Pick out each line with the word "this" from the material that follows.

(Code that draws figures)
========
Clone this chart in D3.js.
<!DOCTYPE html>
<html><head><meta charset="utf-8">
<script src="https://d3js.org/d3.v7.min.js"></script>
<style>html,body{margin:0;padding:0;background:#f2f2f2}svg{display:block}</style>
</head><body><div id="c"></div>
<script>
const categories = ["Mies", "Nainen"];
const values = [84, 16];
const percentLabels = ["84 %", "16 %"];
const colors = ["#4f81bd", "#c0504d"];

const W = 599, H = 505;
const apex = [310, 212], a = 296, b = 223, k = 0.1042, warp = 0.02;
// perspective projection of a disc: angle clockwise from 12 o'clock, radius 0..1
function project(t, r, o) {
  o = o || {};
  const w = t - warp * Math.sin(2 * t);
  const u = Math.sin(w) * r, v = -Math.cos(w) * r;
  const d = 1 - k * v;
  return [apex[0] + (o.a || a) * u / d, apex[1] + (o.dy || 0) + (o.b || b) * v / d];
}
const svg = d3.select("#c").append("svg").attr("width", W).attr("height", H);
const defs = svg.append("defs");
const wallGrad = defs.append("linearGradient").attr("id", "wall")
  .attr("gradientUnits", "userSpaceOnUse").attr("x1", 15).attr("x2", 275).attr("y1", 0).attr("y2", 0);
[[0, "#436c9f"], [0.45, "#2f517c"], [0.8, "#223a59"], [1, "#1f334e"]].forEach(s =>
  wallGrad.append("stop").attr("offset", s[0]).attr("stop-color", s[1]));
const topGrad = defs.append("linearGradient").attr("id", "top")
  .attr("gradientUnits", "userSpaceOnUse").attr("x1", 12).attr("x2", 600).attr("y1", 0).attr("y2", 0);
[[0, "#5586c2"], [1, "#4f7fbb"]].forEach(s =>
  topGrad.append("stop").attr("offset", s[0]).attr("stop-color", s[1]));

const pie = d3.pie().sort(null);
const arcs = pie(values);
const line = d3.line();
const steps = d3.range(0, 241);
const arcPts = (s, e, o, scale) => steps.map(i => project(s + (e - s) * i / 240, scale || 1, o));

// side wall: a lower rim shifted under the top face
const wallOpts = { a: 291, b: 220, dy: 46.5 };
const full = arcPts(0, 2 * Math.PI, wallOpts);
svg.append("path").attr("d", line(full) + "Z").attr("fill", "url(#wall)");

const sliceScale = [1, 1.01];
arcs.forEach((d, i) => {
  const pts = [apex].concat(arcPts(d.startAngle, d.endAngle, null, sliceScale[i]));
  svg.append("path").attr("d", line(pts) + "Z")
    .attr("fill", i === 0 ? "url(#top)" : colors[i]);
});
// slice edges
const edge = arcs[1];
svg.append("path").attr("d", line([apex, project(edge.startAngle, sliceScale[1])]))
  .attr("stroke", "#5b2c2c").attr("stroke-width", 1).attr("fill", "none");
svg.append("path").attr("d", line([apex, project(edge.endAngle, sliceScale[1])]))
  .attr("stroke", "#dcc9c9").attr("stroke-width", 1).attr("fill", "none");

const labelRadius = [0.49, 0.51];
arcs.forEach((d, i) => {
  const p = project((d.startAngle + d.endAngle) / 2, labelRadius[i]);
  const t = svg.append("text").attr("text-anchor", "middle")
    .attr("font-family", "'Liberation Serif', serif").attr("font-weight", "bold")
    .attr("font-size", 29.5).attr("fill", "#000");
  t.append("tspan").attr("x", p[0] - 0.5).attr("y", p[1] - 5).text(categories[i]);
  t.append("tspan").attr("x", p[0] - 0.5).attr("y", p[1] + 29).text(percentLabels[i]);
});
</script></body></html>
========
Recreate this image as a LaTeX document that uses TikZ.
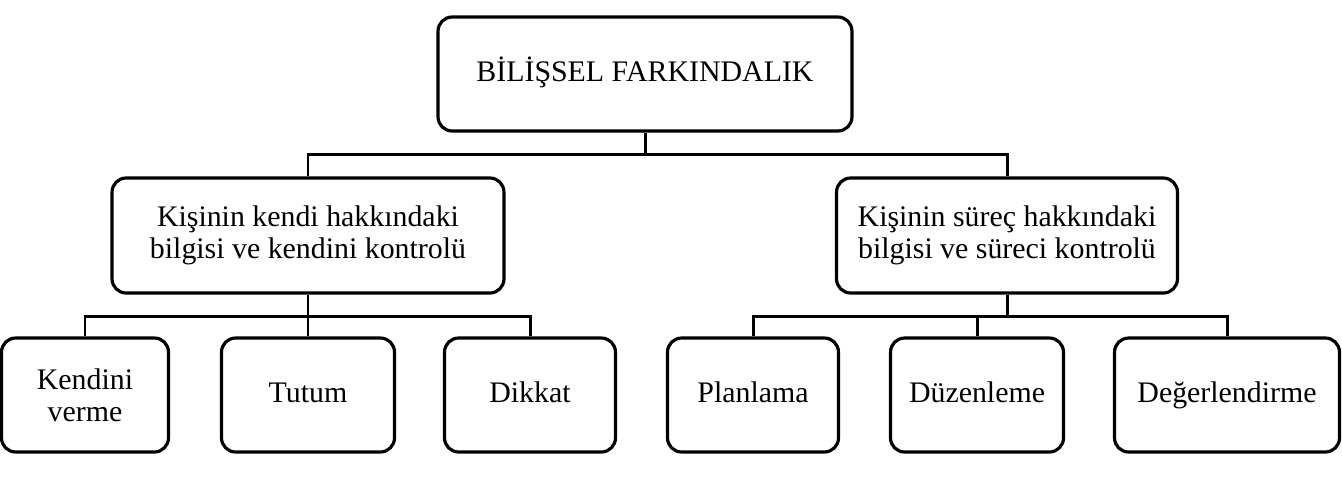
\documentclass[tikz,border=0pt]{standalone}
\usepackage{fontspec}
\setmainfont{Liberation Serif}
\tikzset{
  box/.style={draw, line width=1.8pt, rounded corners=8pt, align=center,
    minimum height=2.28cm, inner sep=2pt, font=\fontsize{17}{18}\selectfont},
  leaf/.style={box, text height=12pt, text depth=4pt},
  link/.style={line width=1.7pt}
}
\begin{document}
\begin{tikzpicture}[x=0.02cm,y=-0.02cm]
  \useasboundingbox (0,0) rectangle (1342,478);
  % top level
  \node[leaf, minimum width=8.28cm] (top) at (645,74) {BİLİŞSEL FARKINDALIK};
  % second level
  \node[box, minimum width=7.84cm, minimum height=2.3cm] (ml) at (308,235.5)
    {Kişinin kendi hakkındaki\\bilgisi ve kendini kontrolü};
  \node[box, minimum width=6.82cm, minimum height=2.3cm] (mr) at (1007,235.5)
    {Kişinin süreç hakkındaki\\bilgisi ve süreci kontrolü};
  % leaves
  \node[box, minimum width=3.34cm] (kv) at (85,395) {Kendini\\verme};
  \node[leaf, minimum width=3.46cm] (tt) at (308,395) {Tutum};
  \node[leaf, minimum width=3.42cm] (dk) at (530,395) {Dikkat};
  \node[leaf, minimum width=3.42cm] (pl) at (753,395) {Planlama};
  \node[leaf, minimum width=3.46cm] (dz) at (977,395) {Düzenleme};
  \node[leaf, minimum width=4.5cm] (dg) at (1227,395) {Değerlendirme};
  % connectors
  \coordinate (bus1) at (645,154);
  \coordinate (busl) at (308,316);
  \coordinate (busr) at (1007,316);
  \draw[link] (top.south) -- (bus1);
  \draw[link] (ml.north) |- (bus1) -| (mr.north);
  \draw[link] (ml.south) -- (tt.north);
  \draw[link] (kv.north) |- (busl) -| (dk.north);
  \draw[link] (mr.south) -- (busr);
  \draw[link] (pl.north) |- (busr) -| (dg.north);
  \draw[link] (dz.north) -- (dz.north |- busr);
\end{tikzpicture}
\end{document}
========
▶ OUTPUT BELOW:
Clone this chart in D3.js.
Recreate this image as a LaTeX document that uses TikZ.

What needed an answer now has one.